Network and Sockets Tools

Name Description
gethostlatency Show latency for getaddrinfo/gethostbyname[2] calls.
bindsnoop Trace IPv4 and IPv6 bind() system calls (bind()).
netqtop Trace and display packets distribution on NIC queues.
sofdsnoop Trace FDs passed through unix sockets.
solisten Trace TCP socket listen.
sslsniff Sniff OpenSSL written and readed data.
tcpaccept Trace TCP passive connections (accept()).
tcpconnect Trace TCP active connections (connect()).
tcpconnlat Trace TCP active connection latency (connect()).
tcpdrop Trace kernel-based TCP packet drops with details.
tcplife Trace TCP sessions and summarize lifespan.
tcpretrans Trace TCP retransmits and TLPs.
tcprtt Trace TCP round trip time.
tcpstates Trace TCP session state changes with durations.
tcpsubnet Summarize and aggregate TCP send by subnet.
tcpsynbl Show TCP SYN backlog.
tcptop Summarize TCP send/recv throughput by host. Top for TCP.
tcptracer Trace TCP established connections (connect(), accept(), close()).
tcpcong Trace TCP socket congestion control status duration.

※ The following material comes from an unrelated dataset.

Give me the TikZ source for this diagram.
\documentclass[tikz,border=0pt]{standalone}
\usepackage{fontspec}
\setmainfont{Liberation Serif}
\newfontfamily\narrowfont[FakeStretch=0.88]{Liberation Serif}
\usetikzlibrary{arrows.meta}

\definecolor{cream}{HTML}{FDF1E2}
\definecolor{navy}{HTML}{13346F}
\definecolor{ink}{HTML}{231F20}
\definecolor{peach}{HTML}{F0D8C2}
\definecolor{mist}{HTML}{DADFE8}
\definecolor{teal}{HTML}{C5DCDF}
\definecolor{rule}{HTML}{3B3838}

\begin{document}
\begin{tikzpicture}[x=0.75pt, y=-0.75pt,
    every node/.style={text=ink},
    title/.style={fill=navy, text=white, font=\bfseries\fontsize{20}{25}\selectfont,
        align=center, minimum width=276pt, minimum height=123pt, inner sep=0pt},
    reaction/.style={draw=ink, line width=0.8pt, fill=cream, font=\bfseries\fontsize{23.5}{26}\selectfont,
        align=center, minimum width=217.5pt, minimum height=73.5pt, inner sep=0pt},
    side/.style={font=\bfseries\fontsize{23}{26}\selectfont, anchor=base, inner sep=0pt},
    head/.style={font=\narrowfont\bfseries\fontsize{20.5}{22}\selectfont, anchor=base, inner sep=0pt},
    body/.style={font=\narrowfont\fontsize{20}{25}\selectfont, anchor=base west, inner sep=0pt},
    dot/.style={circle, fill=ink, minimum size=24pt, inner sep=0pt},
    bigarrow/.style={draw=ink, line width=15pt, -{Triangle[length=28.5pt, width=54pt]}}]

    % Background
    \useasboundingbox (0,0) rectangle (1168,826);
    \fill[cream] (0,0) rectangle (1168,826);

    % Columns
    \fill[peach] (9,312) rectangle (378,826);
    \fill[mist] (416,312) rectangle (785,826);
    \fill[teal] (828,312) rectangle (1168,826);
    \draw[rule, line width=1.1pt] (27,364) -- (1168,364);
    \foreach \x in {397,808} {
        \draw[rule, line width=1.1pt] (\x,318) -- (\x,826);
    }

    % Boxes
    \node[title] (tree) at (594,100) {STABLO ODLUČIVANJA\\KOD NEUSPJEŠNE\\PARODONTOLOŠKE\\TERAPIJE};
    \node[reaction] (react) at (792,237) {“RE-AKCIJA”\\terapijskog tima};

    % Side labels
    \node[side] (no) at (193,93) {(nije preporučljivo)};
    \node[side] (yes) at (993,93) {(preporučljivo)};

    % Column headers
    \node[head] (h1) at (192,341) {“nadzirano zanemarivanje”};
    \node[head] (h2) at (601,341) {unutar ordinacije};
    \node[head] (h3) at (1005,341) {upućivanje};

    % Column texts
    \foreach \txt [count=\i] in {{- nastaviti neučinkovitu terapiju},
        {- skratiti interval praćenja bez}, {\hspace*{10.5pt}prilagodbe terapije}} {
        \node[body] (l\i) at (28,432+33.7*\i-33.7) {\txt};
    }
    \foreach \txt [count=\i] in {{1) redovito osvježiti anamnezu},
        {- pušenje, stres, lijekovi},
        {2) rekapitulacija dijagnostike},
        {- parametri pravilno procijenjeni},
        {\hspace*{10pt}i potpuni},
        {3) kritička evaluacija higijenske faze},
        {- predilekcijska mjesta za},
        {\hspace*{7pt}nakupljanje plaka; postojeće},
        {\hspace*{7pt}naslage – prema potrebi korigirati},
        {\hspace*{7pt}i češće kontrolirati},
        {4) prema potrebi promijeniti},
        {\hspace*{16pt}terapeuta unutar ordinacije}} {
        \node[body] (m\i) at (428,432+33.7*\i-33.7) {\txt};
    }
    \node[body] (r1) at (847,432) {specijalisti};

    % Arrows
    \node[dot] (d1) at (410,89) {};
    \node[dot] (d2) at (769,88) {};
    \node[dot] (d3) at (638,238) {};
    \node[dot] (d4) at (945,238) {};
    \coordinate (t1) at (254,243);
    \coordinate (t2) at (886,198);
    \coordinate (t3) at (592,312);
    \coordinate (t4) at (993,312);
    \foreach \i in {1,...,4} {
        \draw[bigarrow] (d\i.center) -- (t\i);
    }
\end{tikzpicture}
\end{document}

Storage and Filesystems Tools

Name Description
bitesize Show per process I/O size histogram.
cachestat Trace page cache hit/miss ratio.
cachetop Trace page cache hit/miss ratio by processes.
dcsnoop Trace directory entry cache (dcache) lookups.
dcstat Directory entry cache (dcache) stats.
biolatency Summarize block device I/O latency as a histogram.
biotop Top for disks: Summarize block device I/O by process.
biopattern Identify random/sequential disk access patterns.
biosnoop Trace block device I/O with PID and latency.
dirtop File reads and writes by directory. Top for directories.
filelife Trace the lifespan of short-lived files.
filegone Trace why file gone (deleted or renamed).
fileslower Trace slow synchronous file reads and writes.
filetop File reads and writes by filename and process. Top for files.
mdflush Trace md flush events.
mountsnoop Trace mount and umount syscalls system-wide.
virtiostat Show VIRTIO device IO statistics.

Filesystems Tools

Name Description
btrfsdist Summarize btrfs operation latency distribution as a histogram.
btrfsslower Trace slow btrfs operations.
ext4dist Summarize ext4 operation latency distribution as a histogram.
ext4slower Trace slow ext4 operations.
nfsslower Trace slow NFS operations.
nfsdist Summarize NFS operation latency distribution as a histogram.
vfscount Count VFS calls.
vfsstat Count some VFS calls, with column output.
xfsdist Summarize XFS operation latency distribution as a histogram.
xfsslower Trace slow XFS operations.
zfsdist Summarize ZFS operation latency distribution as a histogram.
zfsslower Trace slow ZFS operations.